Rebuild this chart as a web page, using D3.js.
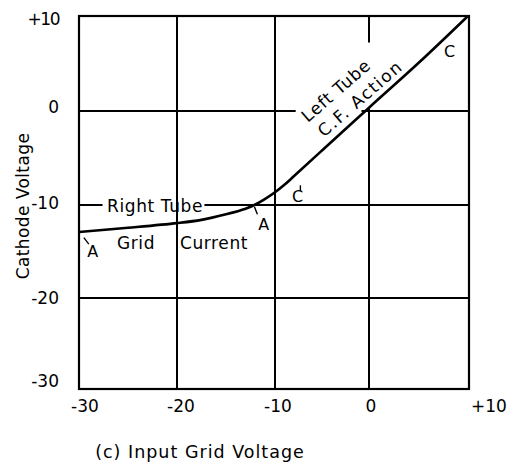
<!DOCTYPE html>
<html>
<head>
<meta charset="utf-8">
<script src="https://cdn.jsdelivr.net/npm/d3@7/dist/d3.min.js"></script>
<style>
  html, body { margin: 0; padding: 0; background: #fff; }
  svg { display: block; }
  text { font-family: "DejaVu Sans", sans-serif; fill: #000; }
</style>
</head>
<body>
<script>
// ---- data ----
const xTicks = [-30, -20, -10, 0, 10];
const xTickLabels = ["-30", "-20", "-10", "0", "+10"];
const yTicks = [10, 0, -10, -20, -30];
const yTickLabels = ["+10", "0", "-10", "-20", "-30"];

// transfer curve: input grid voltage -> cathode voltage
const curveX = [-30, -25, -20, -17.5, -15, -13, -12, -11, -10, -9, -8, -5, 0, 5, 9.9];
const curveY = [-12.9, -12.45, -11.95, -11.6, -11.0, -10.4, -9.95, -9.35, -8.65, -7.85, -6.95, -4.2, 0.35, 5.1, 10];

// grid segments in data units [x1, y1, x2, y2] (gaps leave room for labels)
const gridSegments = [
  [-20, 10, -20, -30],
  [-10, 10, -10, -30],
  [0, 10, 0, 7.2],
  [0, 0.3, 0, -30],
  [-30, 0, -7.8, 0],
  [-0.8, 0, 10, 0],
  [-30, -10, -27.6, -10],
  [-17.2, -10, 10, -10],
  [-30, -20, 10, -20]
];

// ---- layout ----
const W = 514, H = 465;
const svg = d3.select("body").append("svg").attr("width", W).attr("height", H);

const x = d3.scaleLinear().domain(xTicks).range([79, 177, 275, 369, 469]);
const y = d3.scaleLinear().domain(yTicks).range([16, 111, 205, 298, 389]);

// grid
svg.append("g").selectAll("line").data(gridSegments).join("line")
  .attr("x1", d => x(d[0])).attr("y1", d => y(d[1]))
  .attr("x2", d => x(d[2])).attr("y2", d => y(d[3]))
  .attr("stroke", "#000").attr("stroke-width", 2);

// frame
svg.append("rect")
  .attr("x", x(-30)).attr("y", y(10))
  .attr("width", x(10) - x(-30)).attr("height", y(-30) - y(10))
  .attr("fill", "none").attr("stroke", "#000").attr("stroke-width", 2.2);

// curve
const pts = curveX.map((v, i) => [v, curveY[i]]);
svg.append("path")
  .attr("d", d3.line().x(d => x(d[0])).y(d => y(d[1])).curve(d3.curveCatmullRom.alpha(0.5))(pts))
  .attr("fill", "none").attr("stroke", "#000").attr("stroke-width", 2.6);

// x tick labels
const xOff = [6, 4, 3, 2, 20];
svg.append("g").selectAll("text").data(xTicks).join("text")
  .attr("x", (d, i) => x(d) + xOff[i]).attr("y", y(-30) + 23)
  .attr("text-anchor", "middle").attr("font-size", 17)
  .text((d, i) => xTickLabels[i]);

// y tick labels
const yOff = [3, -4, -2, 0, -8];
svg.append("g").selectAll("text").data(yTicks).join("text")
  .attr("x", x(-30) - 20).attr("y", (d, i) => y(d) + yOff[i])
  .attr("dy", "0.35em")
  .attr("text-anchor", "end").attr("font-size", 17)
  .attr("letter-spacing", (d, i) => yTickLabels[i].startsWith("+") ? -1.5 : 0)
  .text((d, i) => yTickLabels[i]);

// axis titles
svg.append("text")
  .attr("x", 200).attr("y", 458)
  .attr("text-anchor", "middle").attr("font-size", 17.5)
  .attr("letter-spacing", 1)
  .text("(c) Input Grid Voltage");

svg.append("text")
  .attr("transform", `translate(29, ${(y(-10) + y(0)) / 2 + 48}) rotate(-90)`)
  .attr("text-anchor", "middle").attr("font-size", 17)
  .attr("letter-spacing", 0.4)
  .text("Cathode Voltage");

// annotations
function label(t, px, py, rot, size, spacing) {
  svg.append("text")
    .attr("transform", `translate(${px}, ${py}) rotate(${rot || 0})`)
    .attr("text-anchor", "middle").attr("font-size", size || 17)
    .attr("letter-spacing", spacing == null ? 0.6 : spacing)
    .text(t);
}
label("Right Tube", 155, y(-10) + 7);
label("Grid", 136, y(-10) + 44);
label("Current", 214, y(-10) + 44);
label("A", 93, y(-10) + 52, 0, 16);
label("A", 264, y(-10) + 25, 0, 16);
label("C", 298, y(-10) - 3, 0, 16);
label("C", 450, y(10) + 41, 0, 16);
label("Left Tube", 340, 95, -41, 17, 0.9);
label("C.F. Action", 364, 103, -41, 17, 1.6);

// small tick marks over A and C
const marks = [[-29.5, -13.5, -29.0, -14.2], [-12.1, -10.2, -11.8, -11.0], [-7.3, -7.9, -7.3, -8.5]];
svg.append("g").selectAll("line").data(marks).join("line")
  .attr("x1", d => x(d[0])).attr("y1", d => y(d[1]))
  .attr("x2", d => x(d[2])).attr("y2", d => y(d[3]))
  .attr("stroke", "#000").attr("stroke-width", 1.4);
</script>
</body>
</html>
----
• TASK TO CARRY OUT: Repeat the material above in full and exactly, omitting the pictures.

• ANSWER TO THE TASK:
Rebuild this chart as a web page, using D3.js.
<!DOCTYPE html>
<html>
<head>
<meta charset="utf-8">
<script src="https://cdn.jsdelivr.net/npm/d3@7/dist/d3.min.js"></script>
<style>
  html, body { margin: 0; padding: 0; background: #fff; }
  svg { display: block; }
  text { font-family: "DejaVu Sans", sans-serif; fill: #000; }
</style>
</head>
<body>
<script>
// ---- data ----
const xTicks = [-30, -20, -10, 0, 10];
const xTickLabels = ["-30", "-20", "-10", "0", "+10"];
const yTicks = [10, 0, -10, -20, -30];
const yTickLabels = ["+10", "0", "-10", "-20", "-30"];

// transfer curve: input grid voltage -> cathode voltage
const curveX = [-30, -25, -20, -17.5, -15, -13, -12, -11, -10, -9, -8, -5, 0, 5, 9.9];
const curveY = [-12.9, -12.45, -11.95, -11.6, -11.0, -10.4, -9.95, -9.35, -8.65, -7.85, -6.95, -4.2, 0.35, 5.1, 10];

// grid segments in data units [x1, y1, x2, y2] (gaps leave room for labels)
const gridSegments = [
  [-20, 10, -20, -30],
  [-10, 10, -10, -30],
  [0, 10, 0, 7.2],
  [0, 0.3, 0, -30],
  [-30, 0, -7.8, 0],
  [-0.8, 0, 10, 0],
  [-30, -10, -27.6, -10],
  [-17.2, -10, 10, -10],
  [-30, -20, 10, -20]
];

// ---- layout ----
const W = 514, H = 465;
const svg = d3.select("body").append("svg").attr("width", W).attr("height", H);

const x = d3.scaleLinear().domain(xTicks).range([79, 177, 275, 369, 469]);
const y = d3.scaleLinear().domain(yTicks).range([16, 111, 205, 298, 389]);

// grid
svg.append("g").selectAll("line").data(gridSegments).join("line")
  .attr("x1", d => x(d[0])).attr("y1", d => y(d[1]))
  .attr("x2", d => x(d[2])).attr("y2", d => y(d[3]))
  .attr("stroke", "#000").attr("stroke-width", 2);

// frame
svg.append("rect")
  .attr("x", x(-30)).attr("y", y(10))
  .attr("width", x(10) - x(-30)).attr("height", y(-30) - y(10))
  .attr("fill", "none").attr("stroke", "#000").attr("stroke-width", 2.2);

// curve
const pts = curveX.map((v, i) => [v, curveY[i]]);
svg.append("path")
  .attr("d", d3.line().x(d => x(d[0])).y(d => y(d[1])).curve(d3.curveCatmullRom.alpha(0.5))(pts))
  .attr("fill", "none").attr("stroke", "#000").attr("stroke-width", 2.6);

// x tick labels
const xOff = [6, 4, 3, 2, 20];
svg.append("g").selectAll("text").data(xTicks).join("text")
  .attr("x", (d, i) => x(d) + xOff[i]).attr("y", y(-30) + 23)
  .attr("text-anchor", "middle").attr("font-size", 17)
  .text((d, i) => xTickLabels[i]);

// y tick labels
const yOff = [3, -4, -2, 0, -8];
svg.append("g").selectAll("text").data(yTicks).join("text")
  .attr("x", x(-30) - 20).attr("y", (d, i) => y(d) + yOff[i])
  .attr("dy", "0.35em")
  .attr("text-anchor", "end").attr("font-size", 17)
  .attr("letter-spacing", (d, i) => yTickLabels[i].startsWith("+") ? -1.5 : 0)
  .text((d, i) => yTickLabels[i]);

// axis titles
svg.append("text")
  .attr("x", 200).attr("y", 458)
  .attr("text-anchor", "middle").attr("font-size", 17.5)
  .attr("letter-spacing", 1)
  .text("(c) Input Grid Voltage");

svg.append("text")
  .attr("transform", `translate(29, ${(y(-10) + y(0)) / 2 + 48}) rotate(-90)`)
  .attr("text-anchor", "middle").attr("font-size", 17)
  .attr("letter-spacing", 0.4)
  .text("Cathode Voltage");

// annotations
function label(t, px, py, rot, size, spacing) {
  svg.append("text")
    .attr("transform", `translate(${px}, ${py}) rotate(${rot || 0})`)
    .attr("text-anchor", "middle").attr("font-size", size || 17)
    .attr("letter-spacing", spacing == null ? 0.6 : spacing)
    .text(t);
}
label("Right Tube", 155, y(-10) + 7);
label("Grid", 136, y(-10) + 44);
label("Current", 214, y(-10) + 44);
label("A", 93, y(-10) + 52, 0, 16);
label("A", 264, y(-10) + 25, 0, 16);
label("C", 298, y(-10) - 3, 0, 16);
label("C", 450, y(10) + 41, 0, 16);
label("Left Tube", 340, 95, -41, 17, 0.9);
label("C.F. Action", 364, 103, -41, 17, 1.6);

// small tick marks over A and C
const marks = [[-29.5, -13.5, -29.0, -14.2], [-12.1, -10.2, -11.8, -11.0], [-7.3, -7.9, -7.3, -8.5]];
svg.append("g").selectAll("line").data(marks).join("line")
  .attr("x1", d => x(d[0])).attr("y1", d => y(d[1]))
  .attr("x2", d => x(d[2])).attr("y2", d => y(d[3]))
  .attr("stroke", "#000").attr("stroke-width", 1.4);
</script>
</body>
</html>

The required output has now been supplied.